«Un castello di bugie» quello messo in piedi dall'ex presidente del Monte Paschi, Giuseppe Mussari e dai suoi alleati: i pubblici ministeri Giuseppe Grosso, Aldo Natalini e Antonio Nastasi hanno chiesto la condanna a sette anni di prigione per il banchiere (che è stato anche presidente dell'Abi) nel processo sul derivato Alexandria. La richiesta per l'ex capo della finanza di Mps, Gianluca Baldassari e per l'ex direttore generale, Antonio Vigni, è invece di sei anni a testa.
Anche Banca d'Italia, che è parte civile, ha chiesto il risarcimento danni patrimoniali e non patrimoniale.
«Temevo, anzi mi aspettavo la richiesta di condanna al rogo. Poi mi sono ricordato che la pena di morte è stata abolita», ha commentato caustico il legale di Mussari.

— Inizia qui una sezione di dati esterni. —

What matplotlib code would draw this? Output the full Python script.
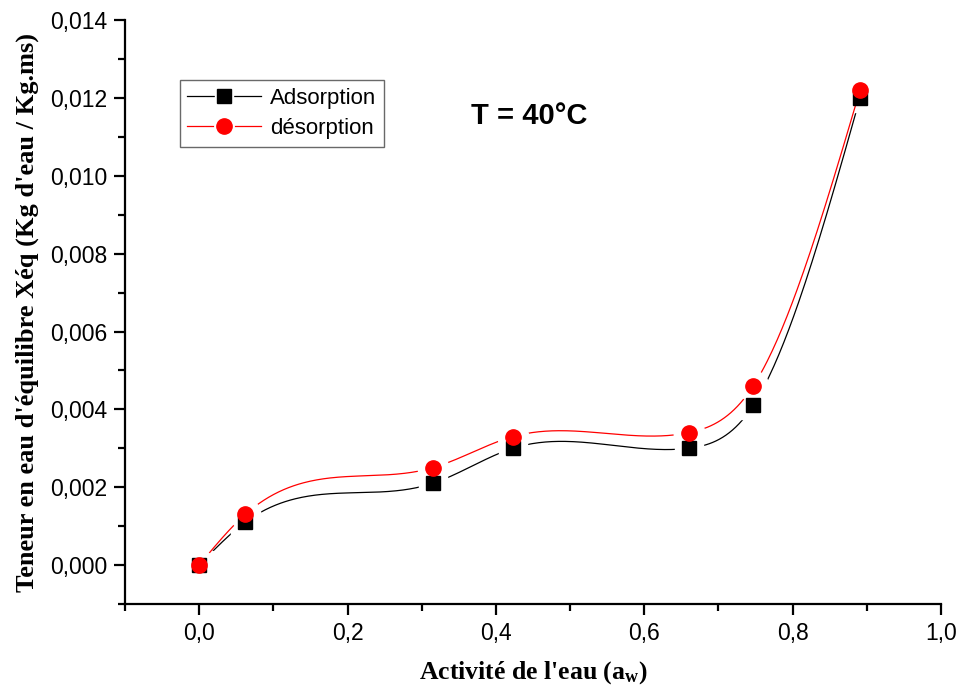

Non vale secondo la pubblica accusa la tesi che Baldassarri abbia fatto tutto da solo per spartirsi la torta con la banca d'affari giapponese Nomura; «In quel caso non avrebbe avuto interesse a celare il mandante». Invece «la radice del vero interesse a celare è altrove, è nei vertici dell'istituto. Il padre padrone di quella banca, il dominus incontrastato era Mussari. Quello che in una notte decise di impegnare la banca per 17 miliardi», aggiunge Grosso, con riferimento alla decisione presa da Mussari in solitaria di acquisire Antonveneta dagli spagnoli del Santader nel novembre del 2007. «Baldassarri è solo il braccio esecutivo dell'operazione - aggiunge Grosso - l'uomo giusto al posto giusto» per fare quella operazione. «In questo castello di bugie - aggiunge il pm - c'è una linea comune ai tre ed è la più abbietta: scaricare sugli altri le responsabilità e non tra di loro perché così fanno i correi». Il pubblico ministero ricorda l'espressione utilizzata da Mussari nel dibattimento «Io Maramaldo no», per dire che non accusava nessuno. Secondo il magistrato, invece, «maramaldi tutti perché hanno infierito sul più debole», cercando di tirare in ballo un dirigente di Rocca Salimbeni.